Copy out the line that contains "The picture is", the line that contains "var titleRightRest = ' = 5445';", and every line between them, exactly, and nothing else.
************
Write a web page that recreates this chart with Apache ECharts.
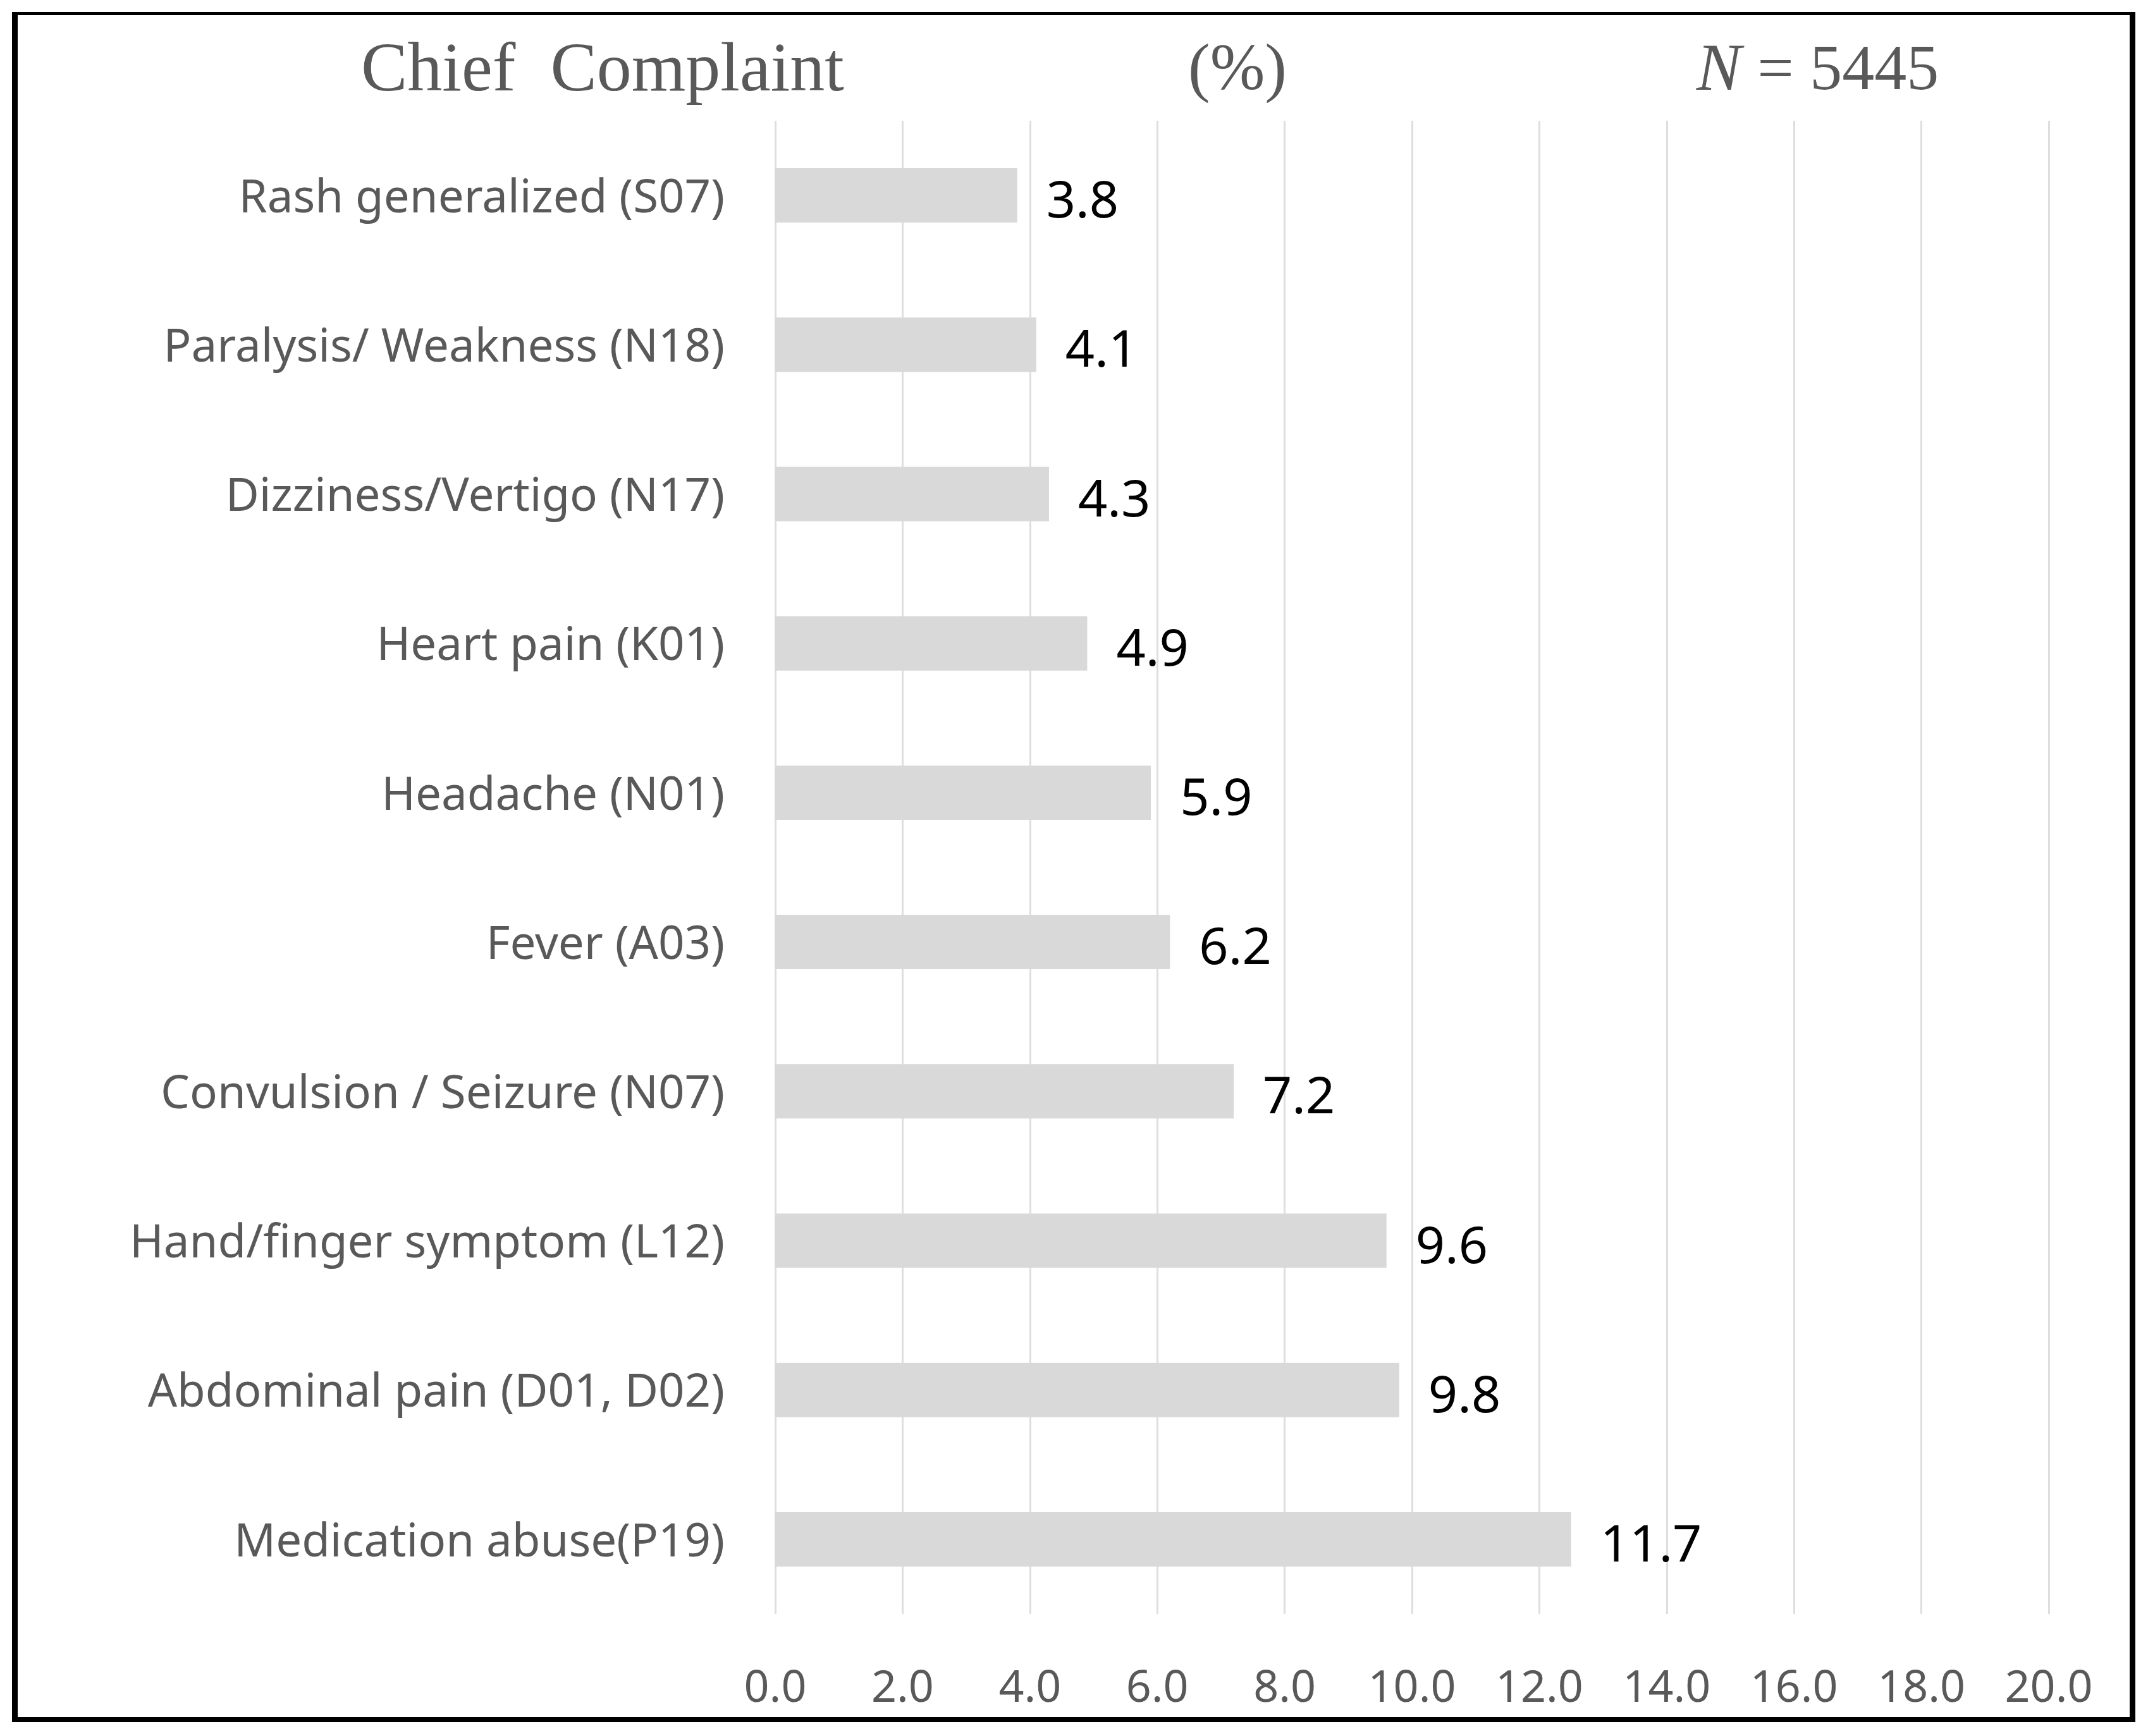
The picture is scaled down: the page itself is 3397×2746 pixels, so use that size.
<!DOCTYPE html>
<html>
<head>
<meta charset="utf-8">
<script src="https://cdn.jsdelivr.net/npm/echarts@6/dist/echarts.min.js"></script>
<style>
html,body{margin:0;padding:0;background:#fff;}
#chart{width:3397px;height:2746px;}
</style>
</head>
<body>
<div id="chart"></div>
<script>
// Categories top to bottom
var categories = [
  'Rash generalized (S07)',
  'Paralysis/ Weakness (N18)',
  'Dizziness/Vertigo (N17)',
  'Heart pain (K01)',
  'Headache (N01)',
  'Fever (A03)',
  'Convulsion / Seizure (N07)',
  'Hand/finger symptom (L12)',
  'Abdominal pain (D01, D02)',
  'Medication abuse(P19)'
];
// Bar lengths (%)
var barValues = [3.8, 4.1, 4.3, 4.9, 5.9, 6.2, 7.2, 9.6, 9.8, 12.5];
// Printed data labels
var dataLabels = ['3.8', '4.1', '4.3', '4.9', '5.9', '6.2', '7.2', '9.6', '9.8', '11.7'];
var axisMin = 0, axisMax = 20, axisStep = 2;
var titleLeft = 'Chief  Complaint';
var titleMid = '(%)';
var titleRightN = 'N';
var titleRightRest = ' = 5445';

var chart = echarts.init(document.getElementById('chart'), null, {renderer: 'canvas'});
var gray = '#595959';
var option = {
  animation: false,
  backgroundColor: '#ffffff',
  grid: {left: 1226, right: 157, top: 191, bottom: 193, containLabel: false},
  xAxis: {
    type: 'value', min: axisMin, max: axisMax, interval: axisStep,
    axisLine: {show: false}, axisTick: {show: false},
    splitLine: {show: true, lineStyle: {color: '#dedede', width: 3}},
    axisLabel: {
      color: gray, fontFamily: 'Noto Sans', fontSize: 70, margin: 84,
      formatter: function (v) { return v.toFixed(1); }
    }
  },
  yAxis: {
    type: 'category', data: categories, inverse: true,
    axisLine: {show: false}, axisTick: {show: false}, splitLine: {show: false},
    axisLabel: {
      margin: 80,
      formatter: function (v) { return '{c|' + v + '}'; },
      rich: {c: {color: gray, fontFamily: 'Noto Sans', fontSize: 72.7, padding: [12, 0, 0, 0]}}
    }
  },
  series: [{
    type: 'bar', data: barValues, barWidth: 86,
    itemStyle: {color: '#d9d9d9'},
    label: {
      show: true, position: 'right', distance: 46,
      color: '#000000', fontFamily: 'Noto Sans', fontSize: 81,
      offset: [0, 12],
      formatter: function (p) { return dataLabels[p.dataIndex]; }
    }
  }],
  graphic: [
    {type: 'rect', shape: {x: 19, y: 19, width: 9, height: 2705}, style: {fill: '#000'}},
    {type: 'rect', shape: {x: 3368, y: 19, width: 9, height: 2705}, style: {fill: '#000'}},
    {type: 'rect', shape: {x: 19, y: 19, width: 3358, height: 5}, style: {fill: '#000'}},
    {type: 'rect', shape: {x: 19, y: 2716, width: 3358, height: 8}, style: {fill: '#000'}},
    {type: 'text', x: 571, y: 114, style: {text: titleLeft, fill: gray, font: '110px "Liberation Serif"', verticalAlign: 'middle', align: 'left'}},
    {type: 'text', x: 1957, y: 114, style: {text: titleMid, fill: gray, font: '104px "Liberation Serif"', verticalAlign: 'middle', align: 'center'}},
    {type: 'text', x: 2683, y: 114, style: {
      text: '{i|' + titleRightN + '}{r|' + titleRightRest + '}',
      verticalAlign: 'middle', align: 'left',
      rich: {
        i: {fill: gray, fontFamily: 'Liberation Serif', fontStyle: 'italic', fontSize: 106},
        r: {fill: gray, fontFamily: 'Liberation Serif', fontSize: 102}
      }
    }}
  ]
};
chart.setOption(option);
</script>
</body>
</html>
************
**SOLUTION FOR THIS EXERCISE**
The picture is scaled down: the page itself is 3397×2746 pixels, so use that size.
<!DOCTYPE html>
<html>
<head>
<meta charset="utf-8">
<script src="https://cdn.jsdelivr.net/npm/echarts@6/dist/echarts.min.js"></script>
<style>
html,body{margin:0;padding:0;background:#fff;}
#chart{width:3397px;height:2746px;}
</style>
</head>
<body>
<div id="chart"></div>
<script>
// Categories top to bottom
var categories = [
  'Rash generalized (S07)',
  'Paralysis/ Weakness (N18)',
  'Dizziness/Vertigo (N17)',
  'Heart pain (K01)',
  'Headache (N01)',
  'Fever (A03)',
  'Convulsion / Seizure (N07)',
  'Hand/finger symptom (L12)',
  'Abdominal pain (D01, D02)',
  'Medication abuse(P19)'
];
// Bar lengths (%)
var barValues = [3.8, 4.1, 4.3, 4.9, 5.9, 6.2, 7.2, 9.6, 9.8, 12.5];
// Printed data labels
var dataLabels = ['3.8', '4.1', '4.3', '4.9', '5.9', '6.2', '7.2', '9.6', '9.8', '11.7'];
var axisMin = 0, axisMax = 20, axisStep = 2;
var titleLeft = 'Chief  Complaint';
var titleMid = '(%)';
var titleRightN = 'N';
var titleRightRest = ' = 5445';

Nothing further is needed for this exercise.